== PROBLEM REQUIREMENTS ==
Take from the listing each line that has the string "this".

-- START OF PROVIDED ENTRIES --

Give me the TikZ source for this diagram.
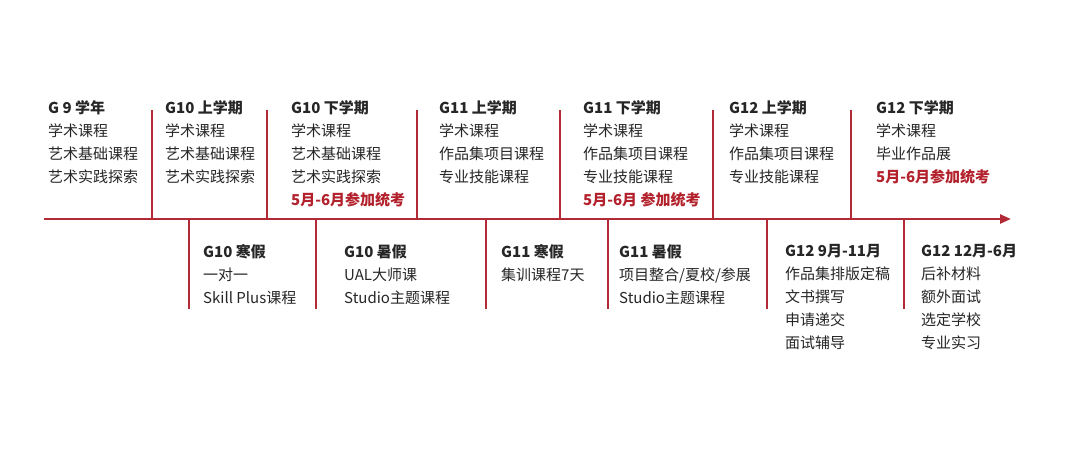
\documentclass[tikz,border=0pt]{standalone}
\usepackage{fontspec}
\setmainfont{Noto Sans CJK SC}
\usetikzlibrary{arrows.meta}
\definecolor{axisred}{HTML}{B22A35}
\definecolor{txtred}{HTML}{B3222C}
\definecolor{txt}{HTML}{262626}
\tikzset{
  col/.style={anchor=north west, inner sep=0pt, align=left, text=txt,
    font=\fontsize{15}{23}\selectfont},
  axisline/.style={draw=axisred, line width=2.4pt, -{Triangle[length=11pt,width=9pt]}},
  divider/.style={draw=axisred, line width=1.4pt},
}
\newcommand{\ttl}[1]{\textbf{#1}}
\newcommand{\rtxt}[1]{\textcolor{txtred}{\textbf{#1}}}
\begin{document}
\begin{tikzpicture}[x=1pt,y=-1pt]
\useasboundingbox[fill=white] (0,0) rectangle (1080,453);
% axis
\coordinate (axs) at (44,219);
\coordinate (axe) at (1011,219);
\draw[axisline] (axs) -- (axe);
% upper dividers
\foreach \x [count=\i] in {152,267,417,560,713,851}{
  \coordinate (ut\i) at (\x,110);
  \coordinate (ub\i) at (\x,219);
  \draw[divider] (ut\i) -- (ub\i);
}
% lower dividers
\foreach \x [count=\i] in {189,316,486,608,767,904}{
  \coordinate (lt\i) at (\x,219);
  \coordinate (lb\i) at (\x,309);
  \draw[divider] (lt\i) -- (lb\i);
}
% upper columns
\node[col] (u1) at (48,100.5) {\ttl{G 9 学年}\\学术课程\\艺术基础课程\\艺术实践探索};
\node[col] (u2) at (165,100.5) {\ttl{G10 上学期}\\学术课程\\艺术基础课程\\艺术实践探索};
\node[col] (u3) at (291,100.5) {\ttl{G10 下学期}\\学术课程\\艺术基础课程\\艺术实践探索\\\rtxt{5月-6月参加统考}};
\node[col] (u4) at (439,100.5) {\ttl{G11 上学期}\\学术课程\\作品集项目课程\\专业技能课程};
\node[col] (u5) at (583,100.5) {\ttl{G11 下学期}\\学术课程\\作品集项目课程\\专业技能课程\\\rtxt{5月-6月 参加统考}};
\node[col] (u6) at (729,100.5) {\ttl{G12 上学期}\\学术课程\\作品集项目课程\\专业技能课程};
\node[col] (u7) at (876,100.5) {\ttl{G12 下学期}\\学术课程\\毕业作品展\\\rtxt{5月-6月参加统考}};
% lower columns
\node[col] (l1) at (203,244.5) {\ttl{G10 寒假}\\一对一\\Skill Plus课程};
\node[col] (l2) at (344,244.5) {\ttl{G10 暑假}\\UAL大师课\\Studio主题课程};
\node[col] (l3) at (501,244.5) {\ttl{G11 寒假}\\集训课程7天};
\node[col] (l4) at (619,244.5) {\ttl{G11 暑假}\\项目整合/夏校/参展\\Studio主题课程};
\node[col] (l5) at (785,244.5) {\ttl{G12 9月-11月}\\作品集排版定稿\\文书撰写\\申请递交\\面试辅导};
\node[col] (l6) at (921,244.5) {\ttl{G12 12月-6月}\\后补材料\\额外面试\\选定学校\\专业实习};
\end{tikzpicture}
\end{document}
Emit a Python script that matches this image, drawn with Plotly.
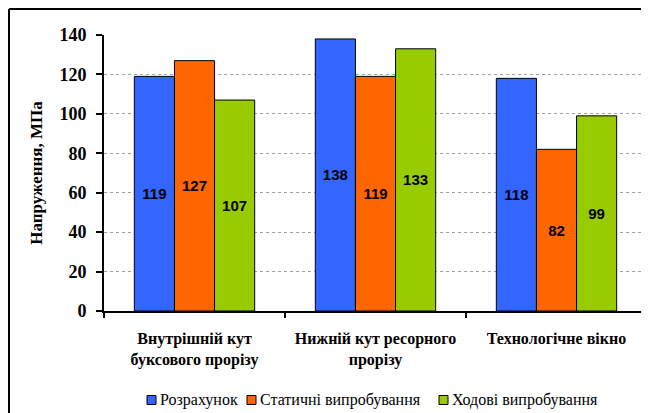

-- END OF PROVIDED ENTRIES --

== PROBLEM SOLUTION ==
Give me the TikZ source for this diagram.
Emit a Python script that matches this image, drawn with Plotly.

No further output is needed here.